En imposant le retour du principe d’autodétermination au cœur des discussions, Alger a renversé la dynamique enclenchée depuis 2020 et démontré que la reconnaissance américaine du “Marocanisme du Sahara” par Trump n’avait ni valeur juridique ni portée durable.
Aujourd’hui, les États-Unis reculent, le Conseil de sécurité s’interroge, et le Maroc se retrouve isolé diplomatiquement, réduit à constater la perte de son principal argument.
7. Vers une stratégie algérienne plus proactive — renforcer la position sahraouie par tous les moyens légitimes
Cette victoire diplomatique, aussi nette soit-elle, n’est qu’une étape. L’Algérie a désormais conscience que la défense des droits du peuple sahraoui ne pourra plus reposer uniquement sur la résistance politique et morale d’hier. Face à un adversaire qui, tant qu’il ne sentira pas menacé le statu quo, cherchera à prolonger le conflit, il est plausible de penser qu'Alger revisera en profondeur sa stratégie sur le dossier sahraoui.

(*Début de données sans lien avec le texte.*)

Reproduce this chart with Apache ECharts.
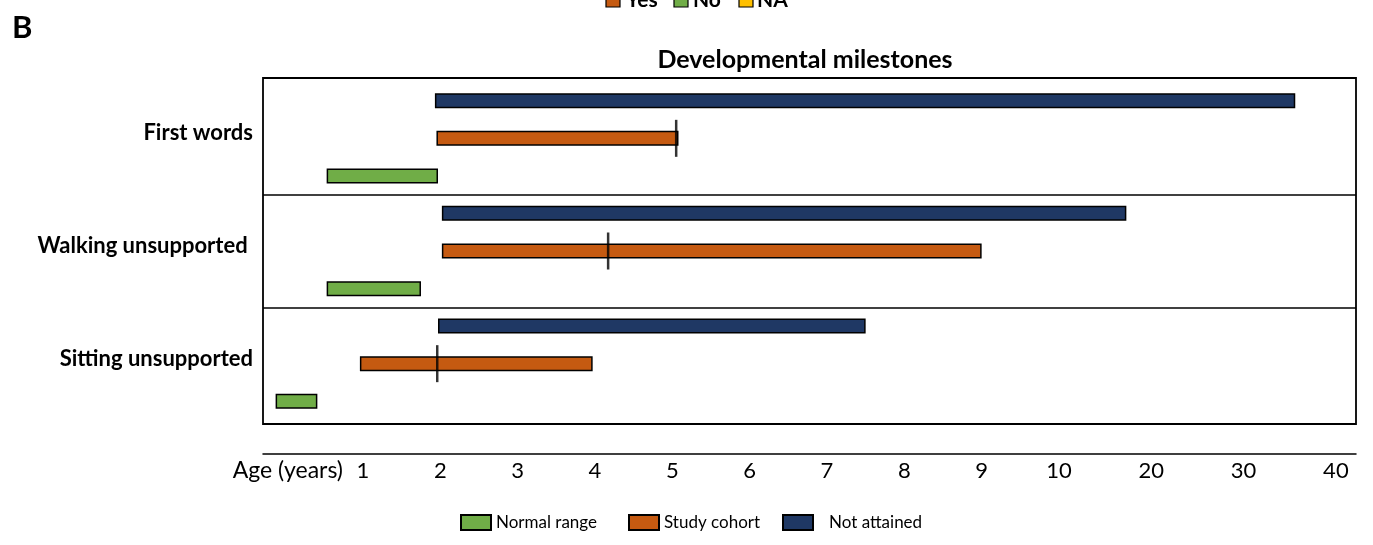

Cette révision ne signifiera pas une fuite hors du cadre du droit international — au contraire : elle traduira une approche plus complète, plus proactive et mieux coordonnée, articulée autour de plusieurs axes complémentaires :
- Renforcement politique et diplomatique : intensification du lobbying multilatéral, mobilisation des pays du Sud, renforcement des coalitions au sein de l’Union africaine et des organisations régionales, et intensification de la communication diplomatique pour isoler les tentatives de normalisation du fait accompli.
- Appui institutionnel au peuple sahraoui : soutien accru au développement des structures civiles, à la gouvernance, aux services de base et à la résilience socio-économique des populations sahraouies, afin de consolider leur capacité à tenir politiquement et socialement face à toute pression.
- Capacités militaires pour le Polisario : renforcement des moyens de surveillance, logistique, protection civile, communication et de défense antiaérienne (en particulier lutte anti-drone) — mesures destinées à permettre au Polisario de se déplacer librement dans les territoires libéré.
- Stratégie juridique et médiatique : préparation de dossiers juridiques solides pour les forums internationaux, multiplication des actions auprès des juridictions et organismes internationaux, et déploiement d’un dispositif médiatique structuré pour faire valoir la légitimité sahraouie sur la scène mondiale.
- Coordination avec le Front Polisario : accompagnement politique et technique qui vise à mettre le Front Polisario en position de négocier à partir d’un rapport de forces politique et moral renforcé, en privilégiant des outils non-violents et conformes aux résolutions onusiennes.
En agissant simultanément sur ces leviers, l’Algérie entend présenter au monde une stratégie plus efficace : ne plus subir les faits accomplis, mais façonner les conditions d’un règlement durable, fondé sur le droit et l’autodétermination. L’objectif est clair — garantir que, lorsque le moment viendra pour des négociations véritables, le camp sahraoui aborde la table avec une force politique, diplomatique et institutionnelle irréfutable.
Conclusion : la diplomatie du droit triomphe de la diplomatie du fait accompli
Le renouvellement du mandat de la MINURSO ne se résume pas à une formalité administrative : il consacre un changement de paradigme.
Le retour du langage onusien, l’affirmation du droit à l’autodétermination, la fermeté russe et sahraouie, et surtout la prudence américaine, sont les signes d’une victoire éclatante de la diplomatie algérienne, qui a su imposer la légitimité contre la force et la constance contre l’opportunisme.
Le vote prévu le 31 octobre marquera non pas une simple prorogation technique, mais le retour de la légalité internationale dans le dossier du Sahara occidental — une victoire du droit, du peuple sahraoui, et de la vision algérienne d’un Maghreb libéré de toute domination.